S1: Use your 'predict_tweet' function to make predictions on each tweet in the test set S2: Given the test data and the weights of your trained model, calculate the accuracy of your logistic regression model. S3: If the prediction is > 0.5, set the model's classification 'y_hat' to 1, otherwise set the model's classification 'y_hat' to 0. S4: A prediction is accurate when the y_hat equals the test_y. Sum up all the instances when they are equal and divide by m.
In the context of logistic regression, we use gradient descent to iteratively improve our model's predictions. Based on the following formulas and descriptions, answer the question below: The gradient of the cost function J with respect to one of the weights θj is: (refer to the image) To update the weight θj, we adjust it by subtracting a fraction of the gradient determined by α: θj=θj−α×∇θjJ(θ) What does 'h' represent in the formula for the gradient of the cost function?
The predicted output of the logistic regression model
The cost function used for logistic regression is the _______ of the log loss across all training examples
average
In Python programming using z scalar variable, and h as the sigmoid of z, what is a correct definition of sigmoid function in Python code.
h = 1/(1+np.exp(-z))
In the sigmoid function it maps the input 'z' to a value that ranges between 0 and 1, and so it can be treated as a _________.
probability
Dot product perform matrix multiplication with ______ vector to column vector.
row
The extract_features function. Takes in a _______ tweet.
single
The learning rate α is a value that we choose to control how big a single ______ will be.
update
When training logistic regression, you have to perform the following operations in the desired order.
Initialize parameters, classify/predict, get gradient, update, get loss, repeat
What is log loss in the context of logistic regression?
It's a measure of how well the logistic regression model fits the training data.
In the cost function formula when the model prediction is close to 0 i.e. ((h(z(θ)) = 0.0001) and the label is 1, the second term of the log loss becomes a ___________ number, which is then multiplied by the overall factor of -1 to convert it to a positive loss value.
Large negative
When performing logistic regression on sentiment analysis, you represented each tweet as a vector of ones and zeros. However your model did not work well. Your training cost was reasonable, but your testing cost was just not acceptable. What could be a possible reason?
The vector representations are sparse and therefore it is much harder for your model to learn anything that could generalize well to the test set.
In the context of logistic regression, what is the purpose of the cost function?
To measure how well the model fits the training data
The sigmoid function is used in _________ regression for text classification.
logistic
Examples of text preprocessing?
-Removing stopwords, punctuation, handles and URLs -Lowercasing, which is the process of removing changing all capital letter to lower case. -Stemming, or the process of reducing a word to its word stem.
What is a good metric that allows you to decide when to stop training/trying to get a good model?
-When your accuracy is good enough on the test set. -When you plot the cost versus (# of iterations) and you see that your the loss is converging (i.e. no longer changes as much).

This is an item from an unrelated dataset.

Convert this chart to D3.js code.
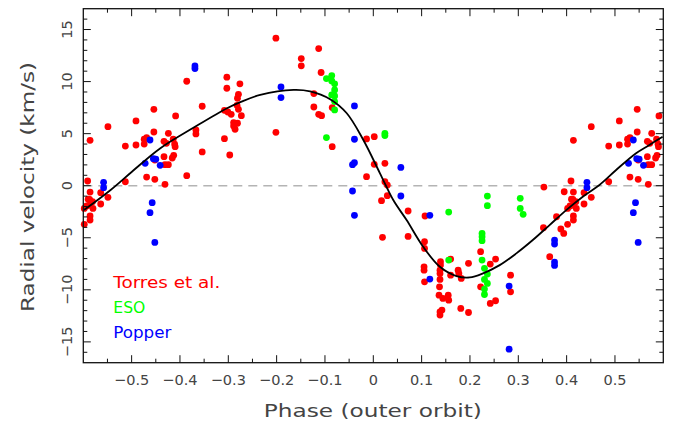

In the cost function formula when the model predict 1 (h(z(θ)) = 1 and the label 'y' is also 1, the loss for that training example is __________.
0
How to train the model in logistic regression in correct order:
1. Stack the features for all training examples into a matrix X. 2. Call `gradientDescent`, which you've implemented
In the cost function formula defined below, what does 'y(exp(i))' represent?
Actual label
What role does gradient descent play with regards to the weight in these algorithms?
Gradient descent iteratively adjusts the weights in order to minimize the cost function.